I called Ackerman shortly after this tweet and interviewed her for a piece I was writing. (This one, if you're keeping score. Though the editor cut her from the published piece.) Far from a traumatized victim of robot malfeasance, she proved to be a canny activist who'd seized on a truly troubling incident to amplify some good points. (Props to her for that; Rosa Parks wasn't just some lady on a bus, either.)
Those points being:
1. Designing robots to act safely among the full diverse range of humanity is pretty difficult. For instance, it's quite reasonable in general terms to expect that your wheeled robots will use curb cuts. Separately, it certainly sounds sensible to tell the robot something like "when blocked, just stop, don't back up, wait for more input to sort it out." (Starship was pretty mum with me about their operations, but they told Ackerman that the "stop moving" routine was decided after consulting people with impaired vision, who said a moving robot would be a problem for those who could not see where it went.)
However, combine the reasonable-seeming use of curb cuts and the reasonable-seeming "just stop and wait" imperative, and you get Ackerman being blocked from the safest and easiest path out of traffic (and the path she was legally entitled to use, after a hard-won fight for legislation).

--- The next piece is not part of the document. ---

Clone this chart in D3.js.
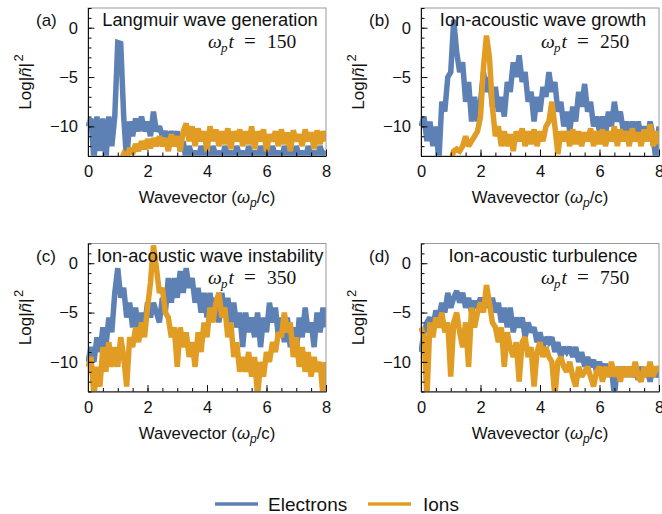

That's a reminder that, as Ackerman put it in our conversation, "minority communities are super diverse in themselves. And so what's best for me is not best for someone else who is disabled in a different way."
How can designers of robots for daily life make sure they've addressed the needs of all the varieties of human being who will encounter their machine? Including more different kinds of people in the design process is often mentioned. And perhaps some sort of industry standard needs to be adopted on this point. But I don't mean to suggest that this will be a neat and tidy solution. Robot designs seem likely to have to balance conflicting needs at times.
2. Designing robots to be comprehensible to all humans is also pretty difficult. The ethos prevailing in labs and startups is that the machine needs to "just work." Training should be quick and painless in the workplace, and unnecessary in the street and in the home. But this ideal of "seamless" tech begs the question, "seamless to whom?" I've been aware of this all my life, because I'm one of those people who misses the supposedly obvious cues in designed objects. I open packages upside down, fall into software dead-ends, enter buildings via the exit — living proof that what’s obvious to you isn’t obvious to everyone.
So I had no trouble grasping Ackerman's dismay about the ideology of "it just works." The robot she encountered didn't just work for her (since it was blocking her from getting out of the intersection). The ideology decrees that "there's no guide telling me how to interact with it, and what to do when it's in my way," Ackerman said.
I guess in the long run we should expect that society will develop conventions for dealing with robots, as we developed conventions for dealing with automobiles. People will imbibe a feeling for robotic behavior in childhood — a feeling that will be harder and harder for designers to violate as time passes.
I don't mean to suggest that there’s nothing to worry about. Quite the contrary. Establishing the conventions of human-robot relations will be a battle, which ordinary humans could lose. Just look at those automobiles: The conventions developed for cars ceded huge amounts of public space to the things. As Clive Thompson points out here, this wasn't because that was what everyone wanted or needed. It was because the industry ran great PR campaigns — like the one Thompson describes, which transformed "walking like a normal person" into "jaywalking."
At the moment, though, we are as Ackerman described us when she and I spoke: "Running before we can walk." The robots are out there, bumbling around, inspiring a certain amount of schadenfreude (I guess we could say maschinenschadenfreude?) when they fail. As those tweets illustrate, the bumpy ride of robot-human accommodation in the “real world” has begun.
Postscript: The nature of this maschinenschadenfreude — the reason people are often so happy to see a robot take a pratfall — is worth exploring in a later post. Readers, do you have a theory? Thoughts? Stray hunches? Any and all welcome in the comments.
My guess is that at some point this company is going to pay Disney to use the sad Artoo noise, and make us more forgiving of the robots when they make mistakes. And probably the next Dora the Explorer / Bob the Builder franchise will be Bobbie Burrito the friendly delivery bot.